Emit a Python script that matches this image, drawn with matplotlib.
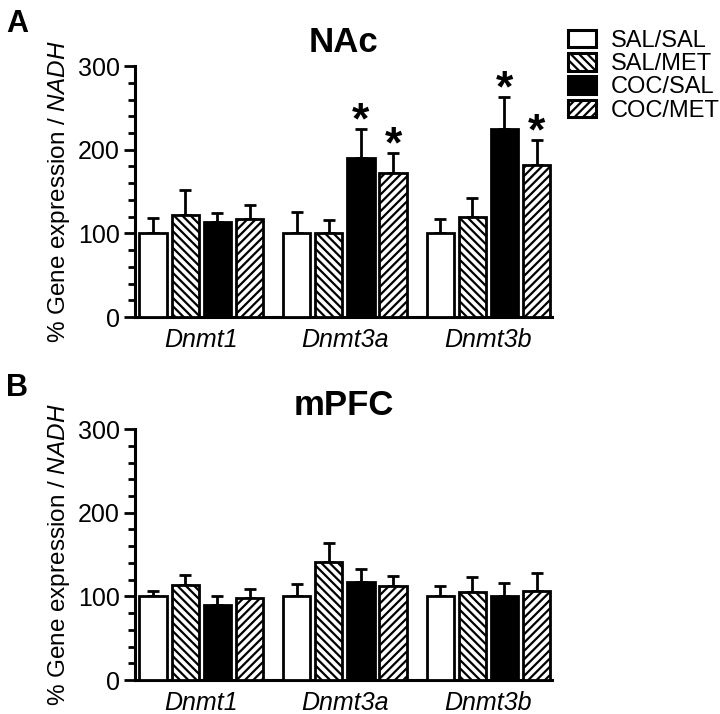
import matplotlib
matplotlib.use("Agg")
import matplotlib.pyplot as plt
from matplotlib.patches import Patch
from matplotlib.ticker import MultipleLocator
import numpy as np

plt.rcParams['font.family'] = ['Liberation Sans', 'DejaVu Sans']
plt.rcParams['mathtext.fontset'] = 'custom'
plt.rcParams['mathtext.rm'] = 'Liberation Sans'
plt.rcParams['mathtext.it'] = 'Liberation Sans:italic'
plt.rcParams['hatch.linewidth'] = 1.6

genes = ["Dnmt1", "Dnmt3a", "Dnmt3b"]
groups = ["SAL/SAL", "SAL/MET", "COC/SAL", "COC/MET"]

# NAc means and upper error (mean + SEM)
nac_mean = {
    "SAL/SAL": [100, 100, 100],
    "SAL/MET": [122, 100, 120],
    "COC/SAL": [113, 190, 225],
    "COC/MET": [117, 172, 182],
}
nac_top = {
    "SAL/SAL": [118, 125, 117],
    "SAL/MET": [152, 116, 142],
    "COC/SAL": [124, 225, 263],
    "COC/MET": [134, 196, 211],
}
nac_sig = {
    "SAL/SAL": [False, False, False],
    "SAL/MET": [False, False, False],
    "COC/SAL": [False, True, True],
    "COC/MET": [False, True, True],
}

# mPFC
mpfc_mean = {
    "SAL/SAL": [100, 100, 100],
    "SAL/MET": [113, 141, 105],
    "COC/SAL": [90, 117, 100],
    "COC/MET": [98, 112, 107],
}
mpfc_top = {
    "SAL/SAL": [107, 115, 112],
    "SAL/MET": [126, 164, 123],
    "COC/SAL": [100, 133, 116],
    "COC/MET": [109, 124, 128],
}

facecolors = {"SAL/SAL": "white", "SAL/MET": "white", "COC/SAL": "black", "COC/MET": "white"}
hatches = {"SAL/SAL": None, "SAL/MET": "\\\\\\\\", "COC/SAL": None, "COC/MET": "////"}

fig = plt.figure(figsize=(7.2, 7.14), dpi=100)
ax1 = fig.add_axes([0.1875, 0.556, 0.5795, 0.3515])
ax2 = fig.add_axes([0.1875, 0.0476, 0.5795, 0.3515])

step = 0.224
width = 0.19
x = np.arange(len(genes))


def draw(ax, means, tops, title, sig=None):
    for i, g in enumerate(groups):
        pos = x + (i - 1.5) * step
        m = np.array(means[g], dtype=float)
        t = np.array(tops[g], dtype=float)
        ax.bar(pos, m, width=width, color=facecolors[g], edgecolor="black",
               linewidth=2.0, hatch=hatches[g], zorder=3)
        err = t - m
        ax.errorbar(pos, m, yerr=[np.zeros_like(err), err], fmt="none",
                    ecolor="black", elinewidth=2.0, capsize=4.5, capthick=2.0, zorder=2)
        if sig is not None:
            for j, s in enumerate(sig[g]):
                if s:
                    ax.text(pos[j], t[j] - 16, "*", ha="center", va="bottom",
                            fontsize=32, fontweight="bold")
    ax.set_xlim(-0.462, 2.445)
    ax.set_ylim(0, 300)
    ax.yaxis.set_major_locator(MultipleLocator(100))
    ax.yaxis.set_minor_locator(MultipleLocator(20))
    ax.set_xticks(x)
    ax.set_xticklabels(genes, fontstyle="italic", fontsize=18)
    ax.tick_params(axis="x", length=0, pad=8)
    ax.tick_params(axis="y", which="major", length=8, width=2, labelsize=18, pad=3)
    ax.tick_params(axis="y", which="minor", length=5, width=2)
    for sp in ["top", "right"]:
        ax.spines[sp].set_visible(False)
    for sp in ["left", "bottom"]:
        ax.spines[sp].set_linewidth(2.2)
    ax.set_ylabel("% Gene expression / $\\mathit{NADH}$", fontsize=17.5, labelpad=4)
    ax.set_title(title, fontsize=25, fontweight="bold", pad=10)


draw(ax1, nac_mean, nac_top, "NAc", nac_sig)
draw(ax2, mpfc_mean, mpfc_top, "mPFC")

fig.text(0.008, 0.988, "A", fontsize=22, fontweight="bold", va="top", ha="left")
fig.text(0.008, 0.478, "B", fontsize=22, fontweight="bold", va="top", ha="left")

handles = [Patch(facecolor=facecolors[g], edgecolor="black", linewidth=2.2,
                 hatch=hatches[g], label=g) for g in groups]
fig.legend(handles=handles, loc="upper left", bbox_to_anchor=(0.789, 0.958),
           frameon=False, fontsize=17, handlelength=1.19, handleheight=0.76,
           handletextpad=0.62, labelspacing=0.05, borderaxespad=0, borderpad=0)

fig.savefig("out.png", dpi=100, facecolor="white")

■ **PROBLEM TO SOLVE**
Repeat the data above exactly, but not the pictures.

■ **CORRECT OUTPUT**
Emit a Python script that matches this image, drawn with matplotlib.
import matplotlib
matplotlib.use("Agg")
import matplotlib.pyplot as plt
from matplotlib.patches import Patch
from matplotlib.ticker import MultipleLocator
import numpy as np

plt.rcParams['font.family'] = ['Liberation Sans', 'DejaVu Sans']
plt.rcParams['mathtext.fontset'] = 'custom'
plt.rcParams['mathtext.rm'] = 'Liberation Sans'
plt.rcParams['mathtext.it'] = 'Liberation Sans:italic'
plt.rcParams['hatch.linewidth'] = 1.6

genes = ["Dnmt1", "Dnmt3a", "Dnmt3b"]
groups = ["SAL/SAL", "SAL/MET", "COC/SAL", "COC/MET"]

# NAc means and upper error (mean + SEM)
nac_mean = {
    "SAL/SAL": [100, 100, 100],
    "SAL/MET": [122, 100, 120],
    "COC/SAL": [113, 190, 225],
    "COC/MET": [117, 172, 182],
}
nac_top = {
    "SAL/SAL": [118, 125, 117],
    "SAL/MET": [152, 116, 142],
    "COC/SAL": [124, 225, 263],
    "COC/MET": [134, 196, 211],
}
nac_sig = {
    "SAL/SAL": [False, False, False],
    "SAL/MET": [False, False, False],
    "COC/SAL": [False, True, True],
    "COC/MET": [False, True, True],
}

# mPFC
mpfc_mean = {
    "SAL/SAL": [100, 100, 100],
    "SAL/MET": [113, 141, 105],
    "COC/SAL": [90, 117, 100],
    "COC/MET": [98, 112, 107],
}
mpfc_top = {
    "SAL/SAL": [107, 115, 112],
    "SAL/MET": [126, 164, 123],
    "COC/SAL": [100, 133, 116],
    "COC/MET": [109, 124, 128],
}

facecolors = {"SAL/SAL": "white", "SAL/MET": "white", "COC/SAL": "black", "COC/MET": "white"}
hatches = {"SAL/SAL": None, "SAL/MET": "\\\\\\\\", "COC/SAL": None, "COC/MET": "////"}

fig = plt.figure(figsize=(7.2, 7.14), dpi=100)
ax1 = fig.add_axes([0.1875, 0.556, 0.5795, 0.3515])
ax2 = fig.add_axes([0.1875, 0.0476, 0.5795, 0.3515])

step = 0.224
width = 0.19
x = np.arange(len(genes))


def draw(ax, means, tops, title, sig=None):
    for i, g in enumerate(groups):
        pos = x + (i - 1.5) * step
        m = np.array(means[g], dtype=float)
        t = np.array(tops[g], dtype=float)
        ax.bar(pos, m, width=width, color=facecolors[g], edgecolor="black",
               linewidth=2.0, hatch=hatches[g], zorder=3)
        err = t - m
        ax.errorbar(pos, m, yerr=[np.zeros_like(err), err], fmt="none",
                    ecolor="black", elinewidth=2.0, capsize=4.5, capthick=2.0, zorder=2)
        if sig is not None:
            for j, s in enumerate(sig[g]):
                if s:
                    ax.text(pos[j], t[j] - 16, "*", ha="center", va="bottom",
                            fontsize=32, fontweight="bold")
    ax.set_xlim(-0.462, 2.445)
    ax.set_ylim(0, 300)
    ax.yaxis.set_major_locator(MultipleLocator(100))
    ax.yaxis.set_minor_locator(MultipleLocator(20))
    ax.set_xticks(x)
    ax.set_xticklabels(genes, fontstyle="italic", fontsize=18)
    ax.tick_params(axis="x", length=0, pad=8)
    ax.tick_params(axis="y", which="major", length=8, width=2, labelsize=18, pad=3)
    ax.tick_params(axis="y", which="minor", length=5, width=2)
    for sp in ["top", "right"]:
        ax.spines[sp].set_visible(False)
    for sp in ["left", "bottom"]:
        ax.spines[sp].set_linewidth(2.2)
    ax.set_ylabel("% Gene expression / $\\mathit{NADH}$", fontsize=17.5, labelpad=4)
    ax.set_title(title, fontsize=25, fontweight="bold", pad=10)


draw(ax1, nac_mean, nac_top, "NAc", nac_sig)
draw(ax2, mpfc_mean, mpfc_top, "mPFC")

fig.text(0.008, 0.988, "A", fontsize=22, fontweight="bold", va="top", ha="left")
fig.text(0.008, 0.478, "B", fontsize=22, fontweight="bold", va="top", ha="left")

handles = [Patch(facecolor=facecolors[g], edgecolor="black", linewidth=2.2,
                 hatch=hatches[g], label=g) for g in groups]
fig.legend(handles=handles, loc="upper left", bbox_to_anchor=(0.789, 0.958),
           frameon=False, fontsize=17, handlelength=1.19, handleheight=0.76,
           handletextpad=0.62, labelspacing=0.05, borderaxespad=0, borderpad=0)

fig.savefig("out.png", dpi=100, facecolor="white")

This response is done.